Diagram of a 1 to 2 to 4 concrete mix of cement, sand, and aggregate.

Concrete mix calculator

Materials needed Enter volume and ratio above

Cement in 94 lb bags, plus sand and aggregate volumes in cubic feet and yards.

How to use this calculator

  1. Enter the finished volume of concrete you need.
  2. Pick a mix ratio — 1:2:4 is a good all-purpose choice.
  3. Read the cement bags and the sand and aggregate volumes.
  4. Buy a little extra of each to allow for spillage and measuring loss.

The formula

Dry materials lose volume when mixed, so multiply the finished volume by about 1.54 to get the dry volume, then split it by the ratio parts. A 94 lb bag of cement is roughly 1 cubic foot:

Dry volume = Wet volume × 1.54; each material = Dry volume × (part ÷ total parts)

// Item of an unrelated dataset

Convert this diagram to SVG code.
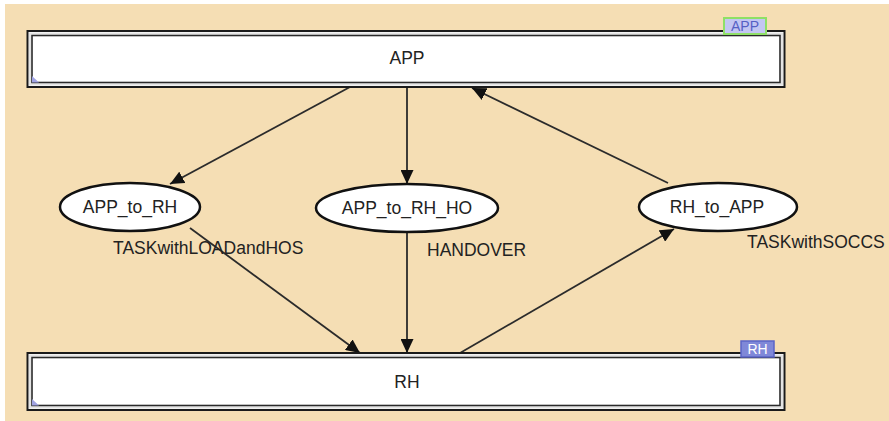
<svg xmlns="http://www.w3.org/2000/svg" width="889" height="421" viewBox="0 0 889 421">
  <style>
    .bg { fill: #F5DEB4; }
    .outer { fill: #ffffff; stroke: #1a1a1a; stroke-width: 2; }
    .gap { fill: none; stroke: #e4e4e4; stroke-width: 2; }
    .inner { fill: #ffffff; stroke: #2a2a2a; stroke-width: 1.6; }
    .corner { fill: #9fa2e2; }
    .place { fill: #ffffff; stroke: #111111; stroke-width: 2.5; }
    .txt { font-family: "Liberation Sans", Arial, sans-serif; font-size: 17.5px; fill: #222222; }
    .mid { text-anchor: middle; }
    .edge { fill: none; stroke: #2b2b2b; stroke-width: 1.8; marker-end: url(#arrow); }
    .tagtxt { font-family: "Liberation Sans", Arial, sans-serif; font-size: 14px; text-anchor: middle; }
  </style>
  <defs>
    <marker id="arrow" markerUnits="userSpaceOnUse" markerWidth="15" markerHeight="13" refX="14" refY="6.5" orient="auto">
      <path d="M0,0 L14,6.5 L0,13 Z" fill="#111111"/>
    </marker>
  </defs>

  <!-- canvas -->
  <rect x="0" y="0" width="889" height="421" fill="#ffffff"/>
  <rect class="bg" x="5" y="4" width="884" height="417"/>

  <!-- connectors -->
  <g id="connectors">
    <line class="edge" x1="350" y1="87" x2="170" y2="184"/>
    <line class="edge" x1="407" y1="87" x2="407" y2="184"/>
    <line class="edge" x1="668" y1="183" x2="472" y2="88"/>
    <line class="edge" x1="190" y1="228" x2="360" y2="353"/>
    <line class="edge" x1="407" y1="232" x2="407" y2="353"/>
    <line class="edge" x1="460" y1="353" x2="674" y2="229"/>
  </g>

  <!-- APP place -->
  <g id="APP">
    <rect class="outer" x="27.5" y="31" width="757" height="56"/>
    <rect class="gap" x="30" y="33.5" width="752" height="51"/>
    <rect class="inner" x="32" y="35.5" width="748" height="47"/>
    <path class="corner" d="M32,82.5 L32,76 L39,82.5 Z"/>
    <text class="txt mid" x="407" y="64">APP</text>
    <rect x="724" y="18" width="42" height="16" fill="#c3c6f2" stroke="#8fe066" stroke-width="2"/>
    <text class="tagtxt" x="745" y="31" fill="#5560c4">APP</text>
  </g>

  <!-- APP_to_RH transition -->
  <g id="APP_to_RH">
    <ellipse class="place" cx="130" cy="207" rx="70" ry="24"/>
    <text class="txt mid" x="130" y="213">APP_to_RH</text>
    <text class="txt" x="113" y="254">TASKwithLOADandHOS</text>
  </g>

  <!-- APP_to_RH_HO transition -->
  <g id="APP_to_RH_HO">
    <ellipse class="place" cx="407" cy="208" rx="91" ry="24"/>
    <text class="txt mid" x="407" y="214">APP_to_RH_HO</text>
    <text class="txt" x="427" y="256">HANDOVER</text>
  </g>

  <!-- RH_to_APP transition -->
  <g id="RH_to_APP">
    <ellipse class="place" cx="718" cy="207" rx="79" ry="24"/>
    <text class="txt mid" x="717" y="213">RH_to_APP</text>
    <text class="txt" x="747" y="248">TASKwithSOCCS</text>
  </g>

  <!-- RH place -->
  <g id="RH">
    <rect class="outer" x="27.5" y="353" width="757" height="57"/>
    <rect class="gap" x="30" y="355.5" width="752" height="52"/>
    <rect class="inner" x="32" y="357.5" width="748" height="48"/>
    <path class="corner" d="M32,405.5 L32,399 L39,405.5 Z"/>
    <text class="txt mid" x="407" y="388">RH</text>
    <rect x="741" y="341" width="33" height="16" fill="#7f88d8" stroke="#5a64c8" stroke-width="1.5"/>
    <text class="tagtxt" x="757.5" y="354" fill="#ffffff">RH</text>
  </g>
</svg>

Worked example. One cubic yard (27 ft³) at 1:2:4: dry volume is 27 × 1.54 = 41.6 ft³, split into 7 parts. Cement is 1 part = 5.9 ft³ ≈ 6 bags, sand is 2 parts ≈ 11.9 ft³, and aggregate is 4 parts ≈ 23.8 ft³.

Frequently asked questions

What is a 1:2:4 concrete mix?

It means 1 part cement, 2 parts sand, and 4 parts coarse aggregate by volume. A 1:2:4 mix is a common general-purpose recipe that reaches roughly 3,000 psi.

How much cement, sand, and gravel do I need per cubic yard?

For a 1:2:4 mix, about 6 bags of cement, 0.44 cubic yards of sand, and 0.88 cubic yards of gravel make a cubic yard of concrete, allowing for the dry-to-wet volume shrinkage.

Why is dry material more than the finished volume?

Dry sand and aggregate have air gaps that fill in when mixed and compacted. This calculator multiplies the wet volume by about 1.54 to account for that bulking.

Which concrete mix ratio is strongest?

Lower aggregate ratios are stronger. A 1:1.5:3 mix reaches about 4,000 psi, while a leaner 1:3:6 mix is weaker and used for non-structural fill.